Geingob is however criticised for being involved in questionable business deals and for associating himself with millionaire friends who have taken him on international trips.
Geingob admitted to have been a “consultant” for UraMin and “advised” the Namibian Government to award a mining licence to UraMin. He did that when he was Swapo’s chief whip in parliament. The job got him R2,5-million.
Hamutenya (75) served as cabinet minister from independence in 1990 to 2004 in key ministries such as foreign affairs and trade.
He lost out on the race to become Namibia’s president when he was defeated by the incumbent president at a Swapo congress in 2004.
Hamutenya formed the RDP three years after that congress and was elected to the national assembly on the RDP ticket after the 2009 election when they got nine seats.

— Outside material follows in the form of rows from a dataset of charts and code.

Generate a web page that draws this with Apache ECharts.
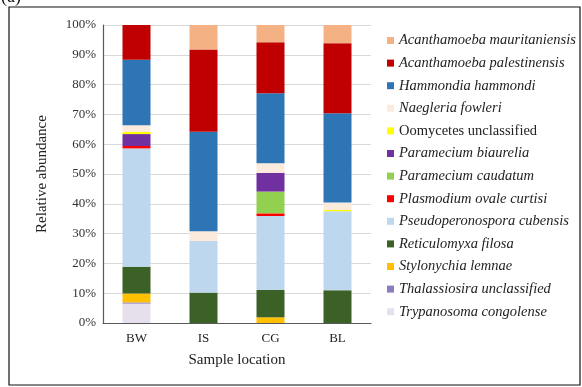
<!DOCTYPE html>
<html>
<head>
<meta charset="utf-8">
<title>Relative abundance by sample location</title>
<script src="https://cdn.jsdelivr.net/npm/echarts@6/dist/echarts.min.js"></script>
</head>
<body style="margin:0;background:#fff">
<div id="main" style="width:582px;height:387px;"></div>
<script>
// sample locations on the x axis
var locations = ['BW', 'IS', 'CG', 'BL'];
var yTicks = [0, 10, 20, 30, 40, 50, 60, 70, 80, 90, 100];

// relative abundance (%) per taxon, in order BW, IS, CG, BL
var acanthamoebaMauritaniensis = [0, 8.2, 5.8, 6.1];
var acanthamoebaPalestinensis  = [11.7, 27.6, 17.1, 23.5];
var hammondiaHammondi          = [21.9, 33.4, 23.5, 30.0];
var naegleriaFowleri           = [2.3, 3.3, 3.2, 2.4];
var oomycetesUnclassified      = [0.7, 0, 0, 0.5];
var parameciumBiaurelia        = [4.0, 0, 6.3, 0];
var parameciumCaudatum         = [0, 0, 7.3, 0];
var plasmodiumOvaleCurtisi     = [0.8, 0, 0.9, 0];
var pseudoperonosporaCubensis  = [39.7, 17.3, 24.8, 26.5];
var reticulomyxaFilosa         = [9.0, 10.2, 9.2, 11.0];
var stylonychiaLemnae          = [3.0, 0, 1.9, 0];
var thalassiosiraUnclassified  = [0.4, 0, 0, 0];
var trypanosomaCongolense      = [6.5, 0, 0, 0];

// legend order (top to bottom); the stack is drawn in the reverse order
var taxa = [
    ['Acanthamoeba mauritaniensis', acanthamoebaMauritaniensis, '#F4B183', true],
    ['Acanthamoeba palestinensis', acanthamoebaPalestinensis, '#C00000', true],
    ['Hammondia hammondi', hammondiaHammondi, '#2E75B6', true],
    ['Naegleria fowleri', naegleriaFowleri, '#FCEBDC', true],
    ['Oomycetes unclassified', oomycetesUnclassified, '#FFFF00', false],
    ['Paramecium biaurelia', parameciumBiaurelia, '#7030A0', true],
    ['Paramecium caudatum', parameciumCaudatum, '#92D050', true],
    ['Plasmodium ovale curtisi', plasmodiumOvaleCurtisi, '#FF0000', true],
    ['Pseudoperonospora cubensis', pseudoperonosporaCubensis, '#BDD7EE', true],
    ['Reticulomyxa filosa', reticulomyxaFilosa, '#3B6127', true],
    ['Stylonychia lemnae', stylonychiaLemnae, '#FFC000', true],
    ['Thalassiosira unclassified', thalassiosiraUnclassified, '#8E7CC3', true],
    ['Trypanosoma congolense', trypanosomaCongolense, '#E6E0EC', true]
];

var italicNames = {};
taxa.forEach(function (t) { italicNames[t[0]] = t[3]; });

var series = taxa.slice().reverse().map(function (t) {
    return {
        name: t[0],
        type: 'bar',
        stack: 'total',
        barWidth: 28,
        data: t[1],
        itemStyle: { color: t[2] }
    };
});

var serif = '"Liberation Serif", "DejaVu Serif", serif';
var myChart = echarts.init(document.getElementById('main'));

var option = {
    animation: false,
    textStyle: { fontFamily: serif },
    grid: { left: 103, right: 211, top: 25, bottom: 64 },
    legend: {
        orient: 'vertical',
        left: 382,
        top: 28,
        icon: 'rect',
        itemWidth: 7,
        itemHeight: 7,
        itemGap: 7.6,
        data: taxa.map(function (t) { return t[0]; }),
        formatter: function (name) {
            return italicNames[name] ? '{i|' + name + '}' : '{n|' + name + '}';
        },
        textStyle: {
            fontFamily: serif,
            fontSize: 14.5,
            lineHeight: 15,
            color: '#222',
            rich: {
                i: { fontStyle: 'italic', fontFamily: serif, fontSize: 14.5, lineHeight: 15, color: '#222' },
                n: { fontFamily: serif, fontSize: 14.5, lineHeight: 15, color: '#222' }
            }
        }
    },
    xAxis: {
        type: 'category',
        data: locations,
        name: 'Sample location',
        nameLocation: 'middle',
        nameGap: 30,
        nameTextStyle: { fontFamily: serif, fontSize: 15, color: '#222' },
        axisLine: { lineStyle: { color: '#595959', width: 1.2 } },
        axisTick: { show: false },
        axisLabel: { fontFamily: serif, fontSize: 13, color: '#222', margin: 9 }
    },
    yAxis: {
        type: 'value',
        min: yTicks[0],
        max: yTicks[yTicks.length - 1],
        interval: 10,
        name: 'Relative abundance',
        nameLocation: 'middle',
        nameGap: 53,
        nameTextStyle: { fontFamily: serif, fontSize: 15, color: '#222' },
        axisLine: { show: true, lineStyle: { color: '#595959', width: 1.2 } },
        axisTick: { show: false },
        axisLabel: { fontFamily: serif, fontSize: 13, color: '#333', margin: 7, formatter: '{value}%' },
        splitLine: { lineStyle: { color: '#d9d9d9' } }
    },
    graphic: [
        {
            type: 'rect',
            shape: { x: 9, y: 7, width: 571, height: 378 },
            style: { fill: 'none', stroke: '#111', lineWidth: 1.2 },
            silent: true
        },
        {
            type: 'text',
            left: 1,
            top: -12,
            style: { text: '(a)', font: '18px "Liberation Serif", serif', fill: '#111' }
        }
    ],
    series: series
};

myChart.setOption(option);
</script>
</body>
</html>
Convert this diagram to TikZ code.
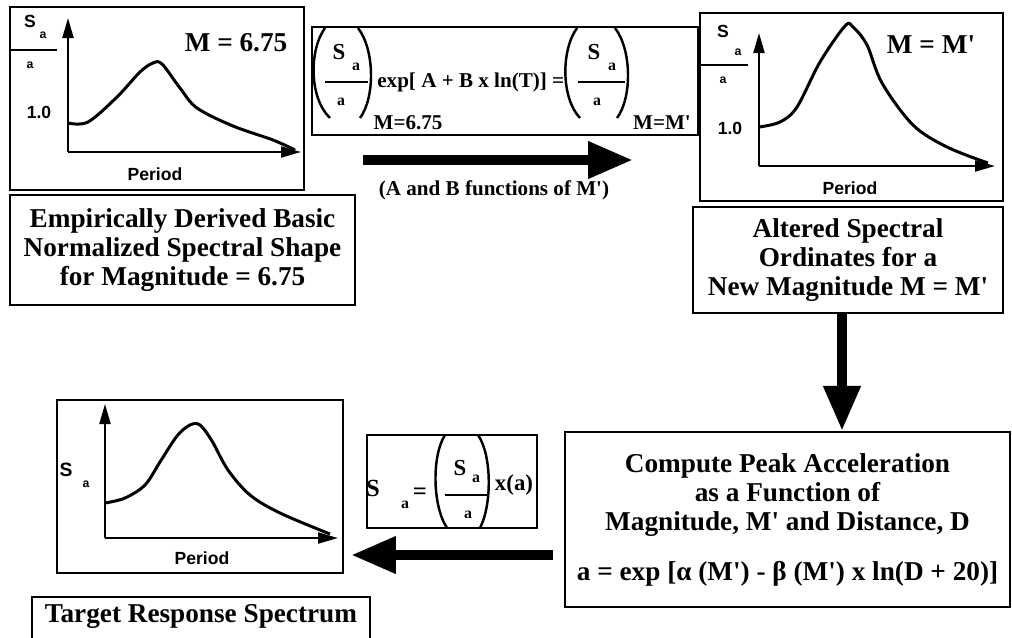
\documentclass[tikz,border=0pt]{standalone}
\usepackage{fontspec}
\setmainfont{Liberation Serif}
\newfontfamily\hv{Liberation Sans}
\usetikzlibrary{arrows.meta}
\newcommand{\tickmark}{\textquotesingle}
\tikzset{
  panel/.style={draw,line width=1.2pt,inner sep=0pt},
  tbox/.style={draw,line width=1.2pt,align=center,inner sep=0pt,font=\bfseries\fontsize{15.5}{16.5}\selectfont},
  axisline/.style={line width=1.2pt,-{Triangle[length=0.4cm,width=0.22cm]}},
  spec/.style={line width=1.7pt,line join=round},
  fatarrow/.style={line width=0.2cm,-{Triangle[length=0.9cm,width=0.7cm]}},
  parenline/.style={line width=1.4pt},
  barline/.style={line width=1.2pt},
  axlab/.style={inner sep=0pt,font=\hv\bfseries\fontsize{10}{12}\selectfont},
  axsub/.style={inner sep=0pt,font=\hv\bfseries\fontsize{7}{8}\selectfont},
  big/.style={inner sep=0pt,font=\bfseries\fontsize{15.5}{16.5}\selectfont},
  eqtxt/.style={inner sep=0pt,font=\bfseries\fontsize{12}{14}\selectfont},
  eqsub/.style={inner sep=0pt,font=\bfseries\fontsize{9}{10}\selectfont}
}
\begin{document}
\begin{tikzpicture}[x=0.02cm,y=-0.02cm]
  \useasboundingbox (0,0) rectangle (1012,637);

  % basic shape, M = 6.75
  \node[panel,minimum width=5.88cm,minimum height=3.66cm] (plotA) at (157,98.5) {};
  \draw[axisline] (68,152) -- (68,18);
  \draw[axisline] (68,152) -- (301,152);
  \draw[spec] plot[smooth,tension=0.55] coordinates {(68,123) (88,122) (117,97) (140,72) (153,63) (162,64) (180,88) (197,108) (233,126) (273,140) (295,150)};
  \node[axlab] (sA) at (30,21) {S};
  \node[axsub] (saA) at (43,35) {a};
  \draw[barline] (10,50) -- (57,50);
  \node[axsub] (aA) at (30,65) {a};
  \node[axlab] (oneA) at (39,112) {1.0};
  \node[axlab] (perA) at (155,174) {Period};
  \node[big] (magA) at (236,43) {M = 6.75};
  \node[tbox,minimum width=6.9cm,minimum height=2.2cm] (basic) at (182.5,250)
    {Empirically Derived Basic\\ Normalized Spectral Shape\\ for Magnitude = 6.75};

  % scaling relation
  \node[panel,minimum width=7.72cm,minimum height=2.16cm] (eqbox) at (505,81) {};
  \draw[parenline] (325,28) .. controls (309,50) and (309,98) .. (330,118);
  \draw[parenline] (358,28) .. controls (375,50) and (375,98) .. (360,118);
  \draw[barline] (325,82) -- (368,82);
  \node[eqtxt,font=\bfseries\fontsize{13}{14}\selectfont] (eqS1) at (339,52) {S};
  \node[eqsub] (eqa1) at (356,67) {a};
  \node[eqsub] (eqb1) at (341,102) {a};
  \node[eqtxt,anchor=west] (eqexp) at (377,82) {exp[ A + B x ln(T)] =};
  \draw[parenline] (577,28) .. controls (561,50) and (561,98) .. (580,118);
  \draw[parenline] (615,28) .. controls (632,50) and (632,98) .. (617,118);
  \draw[barline] (578,82) -- (625,82);
  \node[eqtxt,font=\bfseries\fontsize{13}{14}\selectfont] (eqS2) at (594,52) {S};
  \node[eqsub] (eqa2) at (612,67) {a};
  \node[eqsub] (eqb2) at (597,102) {a};
  \node[eqtxt] (eqm1) at (408,123) {M=6.75};
  \node[eqtxt] (eqm2) at (662,123) {M=M\tickmark};
  \coordinate (r1) at (363,160);
  \coordinate (r2) at (633,160);
  \draw[fatarrow] (r1) -- (r2);
  \node[eqtxt] (abnote) at (494,190) {(A and B functions of M\tickmark)};

  % altered shape, M = M'
  \node[panel,minimum width=6.06cm,minimum height=3.76cm] (plotB) at (851.5,107) {};
  \draw[axisline] (759,166) -- (759,33);
  \draw[axisline] (759,166) -- (995,166);
  \draw[spec] plot[smooth,tension=0.55] coordinates {(759,127) (780,122) (797,107) (820,62) (845,26) (853,27) (867,45) (882,83) (913,125) (947,147) (988,163)};
  \node[axlab] (sB) at (723,31) {S};
  \node[axsub] (saB) at (738,52) {a};
  \draw[barline] (700,65) -- (748,65);
  \node[axsub] (aB) at (723,80) {a};
  \node[axlab] (oneB) at (730,128) {1.0};
  \node[axlab] (perB) at (850,188) {Period};
  \node[big] (magB) at (931,45) {M = M\tickmark};
  \node[tbox,minimum width=6.2cm,minimum height=2.12cm] (alt) at (848,260)
    {Altered Spectral\\ Ordinates for a\\ New Magnitude M = M\tickmark};

  % peak acceleration
  \node[tbox,minimum width=8.9cm,minimum height=3.5cm] (comp) at (787.5,519.5)
    {Compute Peak Acceleration\\ as a Function of\\ Magnitude, M\tickmark\ and Distance, D\\[0.42cm]
     a = exp [α (M\tickmark) - β (M\tickmark) x ln(D + 20)]};
  \draw[fatarrow] ([xshift=-0.12cm]alt.south) -- ([xshift=-0.12cm]alt.south |- comp.north);

  % target spectrum
  \node[panel,minimum width=3.4cm,minimum height=1.86cm] (sabox) at (452,481.5) {};
  \node[eqtxt,font=\bfseries\fontsize{14}{16}\selectfont] (sT) at (373,488) {S};
  \node[eqsub] (saT) at (405,505) {a};
  \node[eqtxt,font=\bfseries\fontsize{14}{16}\selectfont] (eqT) at (420,494) {=};
  \draw[parenline] (445,435) .. controls (432,455) and (432,505) .. (447,528);
  \draw[parenline] (478,435) .. controls (492,455) and (492,505) .. (480,528);
  \draw[barline] (445,495) -- (488,495);
  \node[eqtxt,font=\bfseries\fontsize{13}{14}\selectfont] (sF) at (460,468) {S};
  \node[eqsub] (saF) at (476,479) {a};
  \node[eqsub] (aF) at (468,515) {a};
  \node[eqtxt,font=\bfseries\fontsize{13}{14}\selectfont] (xa) at (514,485) {x(a)};
  \coordinate (l1) at (553,555);
  \coordinate (l2) at (351,555);
  \draw[fatarrow] (l1) -- (l2);

  \node[panel,minimum width=5.72cm,minimum height=3.46cm] (plotC) at (200,486.5) {};
  \draw[axisline] (105,538) -- (105,404);
  \draw[axisline] (105,538) -- (338,538);
  \draw[spec] plot[smooth,tension=0.55] coordinates {(105,503) (125,498) (145,485) (160,462) (177,436) (190,425) (200,425) (212,441) (228,470) (250,495) (280,513) (330,534)};
  \node[axlab,font=\hv\bfseries\fontsize{11}{12}\selectfont] (sC) at (66,470) {S};
  \node[axsub] (saC) at (86,484) {a};
  \node[axlab] (perC) at (202,558) {Period};
  \node[tbox,anchor=north,minimum width=6.76cm,text depth=1cm,inner ysep=4pt] (target) at (201,596)
    {Target Response Spectrum};
\end{tikzpicture}
\end{document}
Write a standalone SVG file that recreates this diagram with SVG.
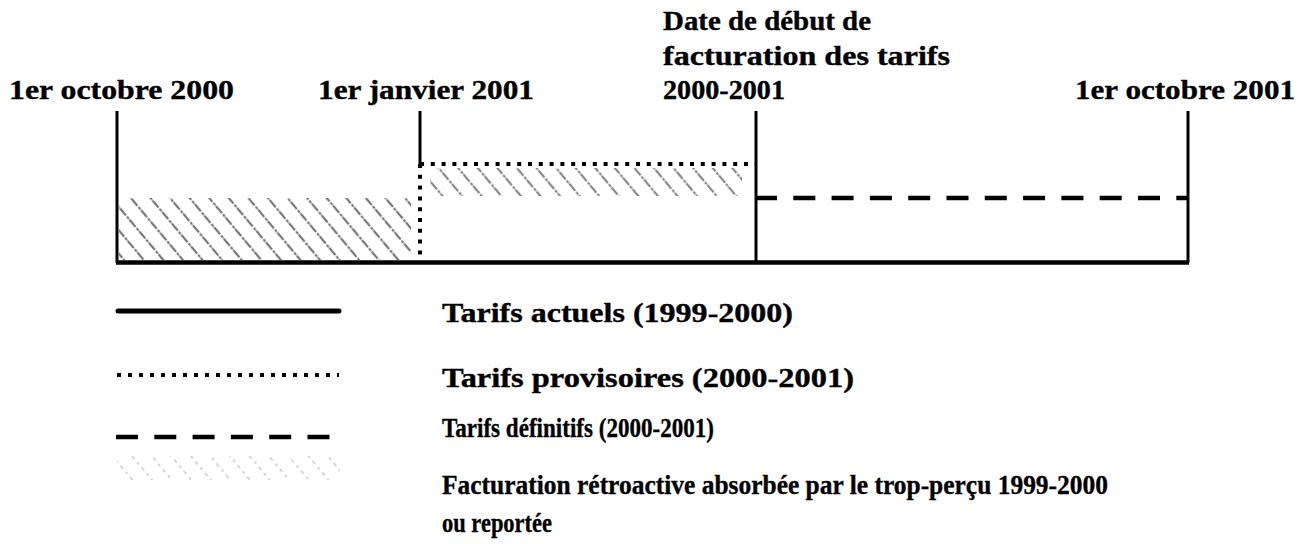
<svg xmlns="http://www.w3.org/2000/svg" width="1303" height="544" viewBox="0 0 1303 544">
<style>
.lbl{font-family:"Liberation Serif","Times New Roman",serif;font-weight:bold;font-size:26.5px;fill:#000;stroke:#000;stroke-width:0.35}
.leg{font-family:"Liberation Serif","Times New Roman",serif;font-weight:bold;font-size:27.5px;fill:#000;stroke:#000;stroke-width:0.35}
.solid{stroke:#000;stroke-width:3;fill:none}
.dotted{stroke:#000;stroke-width:4;stroke-dasharray:4 6.8;fill:none}
.dashed{stroke:#000;stroke-width:4.5;stroke-dasharray:22 16.3;fill:none}
</style>
<defs>
<pattern id="hatch" patternUnits="userSpaceOnUse" width="15" height="15" patternTransform="rotate(-40)">
<line x1="3" y1="0" x2="3" y2="15" stroke="#555" stroke-width="2.2" stroke-dasharray="6 1.5 3 1"/>
</pattern>
<pattern id="hatchLight" patternUnits="userSpaceOnUse" width="15" height="15" patternTransform="rotate(-40)">
<line x1="3" y1="0" x2="3" y2="15" stroke="#c4c4c4" stroke-width="1.4" stroke-dasharray="3 4"/>
</pattern>
</defs>

<g id="hatch-areas">
<rect x="119" y="198" width="292" height="62" fill="url(#hatch)" opacity="0.8"/>
<rect x="430" y="168" width="312" height="28" fill="url(#hatch)" opacity="0.7"/>
</g>

<g id="connectors">
<line class="solid" x1="117" y1="111" x2="117" y2="263"/>
<line class="solid" x1="420" y1="111" x2="420" y2="164"/>
<line class="dotted" x1="420" y1="164" x2="420" y2="263"/>
<line class="solid" x1="756" y1="111" x2="756" y2="263"/>
<line class="solid" x1="1188" y1="111" x2="1188" y2="263"/>
<line class="dotted" x1="420" y1="164" x2="756" y2="164"/>
<line class="dashed" x1="755" y1="198" x2="1188" y2="198"/>
<line stroke="#000" stroke-width="4.5" x1="116" y1="262.5" x2="1189" y2="262.5"/>
</g>

<g id="label-oct2000"><text class="lbl" x="9" y="99" textLength="225" lengthAdjust="spacingAndGlyphs">1er octobre 2000</text></g>
<g id="label-jan2001"><text class="lbl" x="318" y="99" textLength="216" lengthAdjust="spacingAndGlyphs">1er janvier 2001</text></g>
<g id="label-debut">
<text class="lbl" x="663" y="30" textLength="208" lengthAdjust="spacingAndGlyphs">Date de début de</text>
<text class="lbl" x="663" y="65" textLength="287" lengthAdjust="spacingAndGlyphs">facturation des tarifs</text>
<text class="lbl" x="663" y="99" textLength="122" lengthAdjust="spacingAndGlyphs">2000-2001</text>
</g>
<g id="label-oct2001"><text class="lbl" x="1075" y="99" textLength="220" lengthAdjust="spacingAndGlyphs">1er octobre 2001</text></g>

<g id="legend-actuels">
<line x1="118" y1="311" x2="339" y2="311" stroke="#000" stroke-width="5" stroke-linecap="round"/>
<text class="leg" x="442" y="322" textLength="351" lengthAdjust="spacingAndGlyphs">Tarifs actuels (1999-2000)</text>
</g>
<g id="legend-provisoires">
<line x1="117" y1="375" x2="339" y2="375" stroke="#000" stroke-width="4" stroke-dasharray="4 7"/>
<text class="leg" x="442" y="387" textLength="412" lengthAdjust="spacingAndGlyphs">Tarifs provisoires (2000-2001)</text>
</g>
<g id="legend-definitifs">
<line class="dashed" x1="116" y1="437" x2="330" y2="437" stroke-dasharray="21 17.2"/>
<text class="leg" x="442" y="437" textLength="272" lengthAdjust="spacingAndGlyphs">Tarifs définitifs (2000-2001)</text>
</g>
<g id="legend-retroactive">
<rect x="117" y="456" width="223" height="24" fill="url(#hatchLight)"/>
<text class="leg" x="442" y="494" textLength="666" lengthAdjust="spacingAndGlyphs">Facturation rétroactive absorbée par le trop-perçu 1999-2000</text>
<text class="leg" x="442" y="532" textLength="110" lengthAdjust="spacingAndGlyphs">ou reportée</text>
</g>
</svg>
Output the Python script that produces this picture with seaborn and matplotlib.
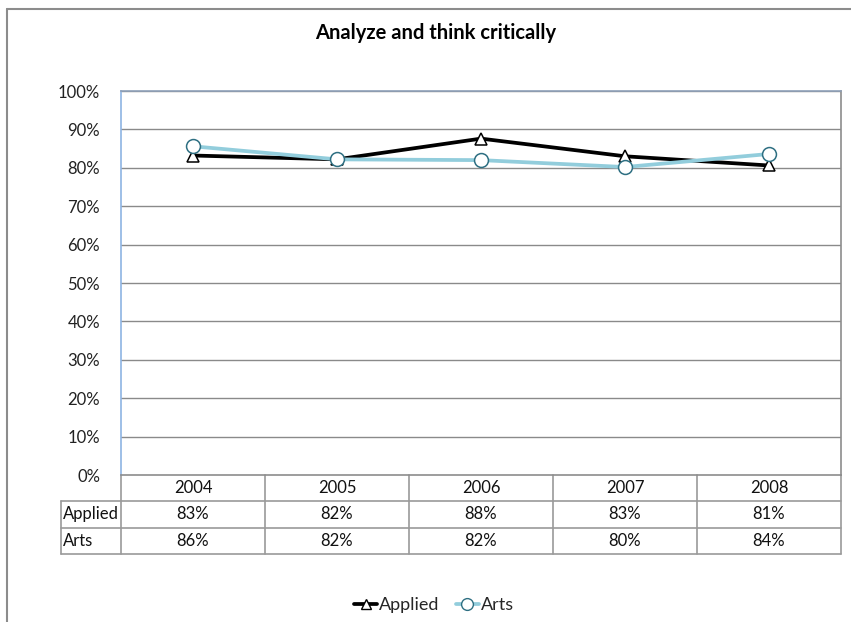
import matplotlib
matplotlib.use("Agg")
import matplotlib.pyplot as plt
import matplotlib.transforms as mtransforms
from matplotlib.lines import Line2D
import pandas as pd
import seaborn as sns

# Survey results by year
years = ["2004", "2005", "2006", "2007", "2008"]
applied = [83.2, 82.2, 87.6, 83.0, 80.6]
arts = [85.6, 82.2, 82.0, 80.2, 83.6]
series_names = ["Applied", "Arts"]
y_ticks = [0, 10, 20, 30, 40, 50, 60, 70, 80, 90, 100]
title = "Analyze and think critically"

sns.set_theme(style="white")
plt.rcParams["font.family"] = ["Lato", "DejaVu Sans"]

W, H = 851, 622
fig = plt.figure(figsize=(W / 100, H / 100), dpi=100)

# Chart-area border (runs off the right and bottom edges)
fig.add_artist(plt.Line2D([7 / W, 7 / W], [0, 1 - 9 / H], color="#8c8c8c", lw=1.5))
fig.add_artist(plt.Line2D([7 / W, 1], [1 - 9 / H, 1 - 9 / H], color="#8c8c8c", lw=1.5))

left, right, top, bottom = 121, 841, 91, 475
ax = fig.add_axes([left / W, 1 - bottom / H, (right - left) / W, (bottom - top) / H])

df = pd.DataFrame({
    "x": list(range(len(years))) * 2,
    "value": applied + arts,
    "series": [series_names[0]] * len(years) + [series_names[1]] * len(years),
})

colors = {"Applied": "#000000", "Arts": "#92cddc"}
markers = {"Applied": "^", "Arts": "o"}
edge = {"Applied": "#000000", "Arts": "#2e6f82"}
msize = {"Applied": 9, "Arts": 10}

for name in series_names:
    sub = df[df["series"] == name]
    sns.lineplot(data=sub, x="x", y="value", ax=ax, color=colors[name], lw=2.7,
                 marker=markers[name], markersize=msize[name],
                 markerfacecolor="white", markeredgecolor=edge[name],
                 markeredgewidth=1.1, legend=False, zorder=3)

ax.set_xlim(-0.5, len(years) - 0.5)
ax.set_ylim(0, 100)
ax.set_yticks(y_ticks)
ax.set_yticklabels([f"{t}%" for t in y_ticks], fontsize=12, color="#222222")
ax.set_xticks([])
ax.set_xlabel("")
ax.set_ylabel("")
ax.tick_params(axis="y", length=0, pad=15)
for t in y_ticks[1:]:
    ax.axhline(t, color="#8a8a8a", lw=1.0, zorder=1)

ax.spines["left"].set_color("#8eb4e3")
ax.spines["top"].set_color("#8ea0b8")
ax.spines["right"].set_color("#8c8c8c")
ax.spines["bottom"].set_color("#8c8c8c")
for s in ax.spines.values():
    s.set_linewidth(1.2)

# Data table below the plot area
trans = mtransforms.blended_transform_factory(ax.transData, ax.transAxes)
ph = bottom - top
row_h = 26.3 / ph
grid_kw = dict(color="#9a9a9a", lw=1.2, clip_on=False, transform=trans)
n = len(years)
col_px = (right - left) / n
label_left = -0.5 - (left - 61) / col_px

ys = [0, -row_h, -2 * row_h, -3 * row_h]
# horizontal rules
ax.plot([label_left, n - 0.5], [ys[1], ys[1]], **grid_kw)
ax.plot([label_left, n - 0.5], [ys[2], ys[2]], **grid_kw)
ax.plot([label_left, n - 0.5], [ys[3], ys[3]], **grid_kw)
# vertical rules
for i in range(n + 1):
    ax.plot([i - 0.5, i - 0.5], [0, ys[3]], **grid_kw)
ax.plot([label_left, label_left], [ys[1], ys[3]], **grid_kw)

txt_kw = dict(transform=trans, fontsize=12, color="#111111", va="center", clip_on=False)
for i, yr in enumerate(years):
    ax.text(i, -0.5 * row_h, yr, ha="center", **txt_kw)
    ax.text(i, -1.5 * row_h, f"{applied[i]:.0f}%", ha="center", **txt_kw)
    ax.text(i, -2.5 * row_h, f"{arts[i]:.0f}%", ha="center", **txt_kw)
ax.text(label_left + 2 / col_px, -1.5 * row_h, series_names[0], ha="left", **txt_kw)
ax.text(label_left + 2 / col_px, -2.5 * row_h, series_names[1], ha="left", **txt_kw)

fig.text(436 / W, 1 - 33 / H, title, ha="center", va="center",
         fontsize=14.5, fontweight="bold", color="#000000")

handles = [
    Line2D([], [], color=colors[nm], lw=2.7, marker=markers[nm], markersize=msize[nm] - 1.5,
           markerfacecolor="white", markeredgecolor=edge[nm], markeredgewidth=1.0)
    for nm in series_names
]
fig.legend(handles, series_names, loc="center", bbox_to_anchor=(434 / W, 1 - 605 / H),
           ncol=2, frameon=False, fontsize=13, handlelength=1.3, handletextpad=0.1,
           columnspacing=0.9)

fig.savefig("out.png", dpi=100, facecolor="white")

IPPR director Graham Hopwood said that opposition campaigning has been low key and lacklustre. According to him, the RDP appears to have run out of energy and has lost momentum since its formation.
“As a result one of the main points of interest of this election is whether the party can hold on to the official opposition mantle. It faces a challenge from the DTA – which is resurgent under the youthful McHenry Venaani,” Hopwood said.
Venaani (37) is the president of the DTA of Namibia, a re-branded version of the apartheid-linked Democratic Turnhalle Alliance. Venaani became Namibia’s youngest MP in 2003 at the age of 25.
The party’s representation in parliament has been on a downward trend since independence when it had 21 seats. In the 1999 election the DTA managed seven seats. The loss of seats in the legislative house continued in the 2004 elections when the party only gained four seats. DTA currently only has two seats after the 2009 elections.
Hopwood said the DTA is likely to be the only opposition party which picks up support – but probably mostly at the expense of the RDP and other opposition parties.
“Many younger voters may feel a kinship with him but would balk at voting for the DTA due its colonial connections as the proxy party of apartheid South Africa,” Hopwood said.
The other candidates vying to be the President – all male candidates – include the Namibia Economic Freedom Fighters’ Epafras Mukwiilongo, Swanu’s Usutuaije Maamberua, Congress of Democrats’ Ben Ulenga, the All People’s Party’s Ignatius Shixwameni, National Unity Democratic Organisation’s Asser Mbai and the Republican Party’s Henk Mudge.